At 800 miles they will be orbiting faster than the Earth rotates so you will be using the signals more like a cell signal than something like Hughesnet since you would need a tracking dish to follow a single satellite and it would disappear over the horizon and you would lose signal. At 8ms signal travel time you would probably end up with fast enough latency that it wouldn't be a problem for gaming.

Well less than 800 miles, maybe.

But you're also not depending on a single or a few satellites, it's a constellation of them (ultimately goes to the cubesat idea for much smaller satellites) , so you're not only dealing with decrease in time of vertical distance, but horizontal distance as well.

Handovers will be interesting, but they should be node linked if they're anythings like the ones I worked on in grad school.

Edit- I only did thermal work on them, so I probably was given limited knowledge on that part, and honestly it was irrelevant to me at the time.
 
even if latency winds up not being an issue , (im still skeptical about that) how are they going to scale ? so far satellite internet has shown that it cannot cope with today demand for bandwidth .

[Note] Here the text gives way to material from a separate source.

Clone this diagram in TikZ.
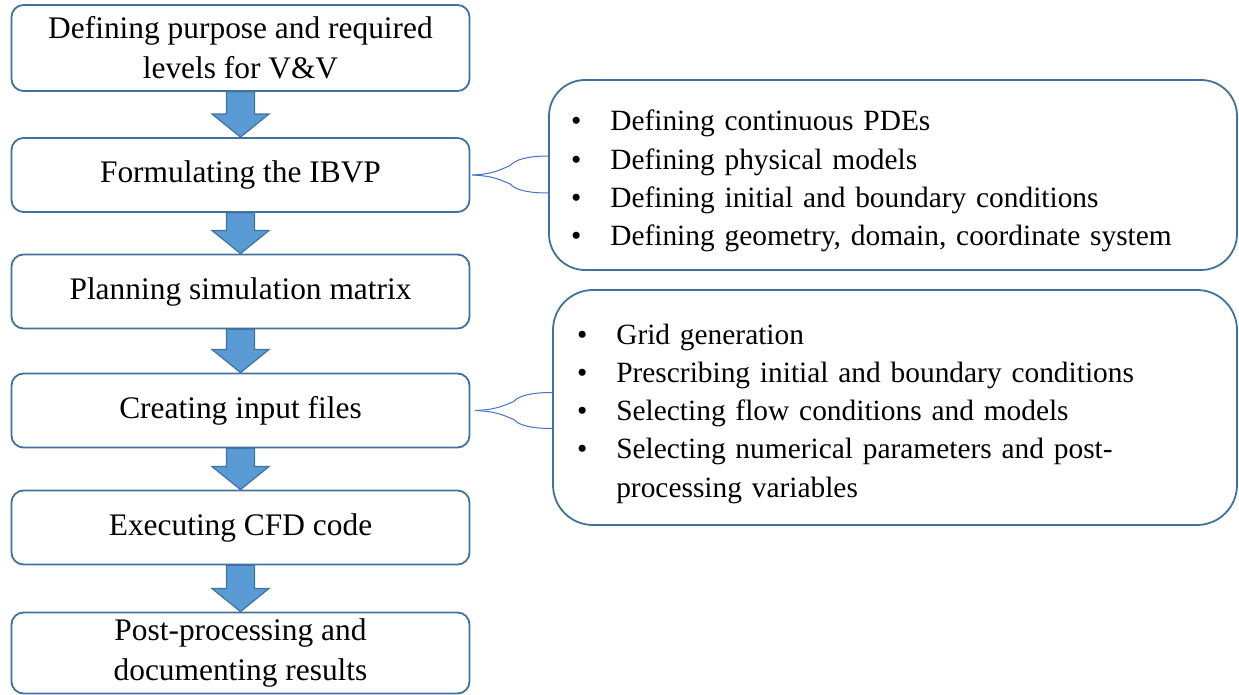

so even if musks gets this up and going i will be really impressed if his company will be able to constantly keep up with the ever increasing demand for more bandwidth over time. While keeping the service affordable enough to pay for what most likely is going to be a huge infrastructure and maintenance cost . even with him owning the rockets it still has to be pretty pricey to launch and maintain a group of satellites in low earth orbit.
 
Elon would like to remind you that top speeds and reduced latencies are possible the closer you are to the central office. This one being in low earth orbit.